Ces objets sont en fait des modèles de surfaces mathématiques étudiées et classifiées au xixe siècle. Les représenter dans une matière concrète comme le plâtre ou des fils tendus a signifié pour plusieurs générations de mathématiciens comprendre le rapport qu’entretient leur forme géométrique avec leur présentation algébrique, ainsi qu’avec leurs propriétés différentielles comme leur courbure et leurs singularités ; il s’agissait aussi de voir les fonctions d’une variable complexe. Ils constituaient autant l’aboutissement de recherches mathématiques que des outils de démonstration. Les modèles étaient principalement édités par des maisons allemandes et commercialisés sur catalogue par les librairies ; ceux de Besançon sont des moulages en plâtre ou faits de fils.
Surface hélicoïdale de courbure constante négative (surface de Dini). université de Franche-Comté, Laboratoire de mathématiques de Besançon. Marc Le Mené.

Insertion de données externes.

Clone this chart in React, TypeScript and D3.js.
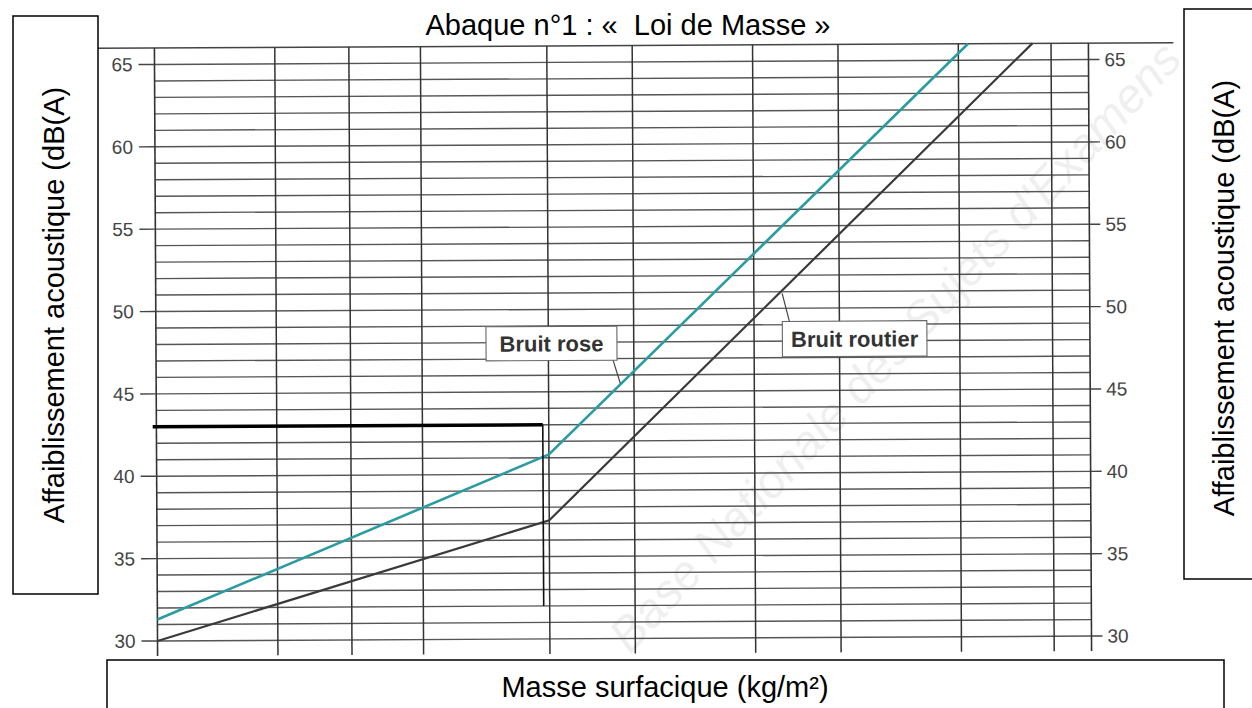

Au début du xxe siècle, les modèles sont passés de mode. Ils ont même été considérés comme des obstacles au progrès mathématique : ils ont généralement été remisés dans des placards, puis oubliés. Les nôtres ont traversé le temps en bénéficiant de la protection de l’institut de chronométrie dans les locaux de l’école d’horlogerie, puis du laboratoire de mécanique rationnelle, jusqu’à sa fusion avec le LmB. La présence d’une collection de modèles à Besançon dans un bon état de conservation est donc exceptionnelle pour la France ; hormis Paris, c’est aussi le cas de Clermont-Ferrand. Nos modèles ont tous été édités par Ludwig Brill à Darmstadt en Allemagne et achetés entre 1877 et 1886 par les titulaires de la chaire de mécanique, en particulier Gabriel Koenigs et Jules Molk, à l’aide d’un financement ministériel pour la constitution de collections.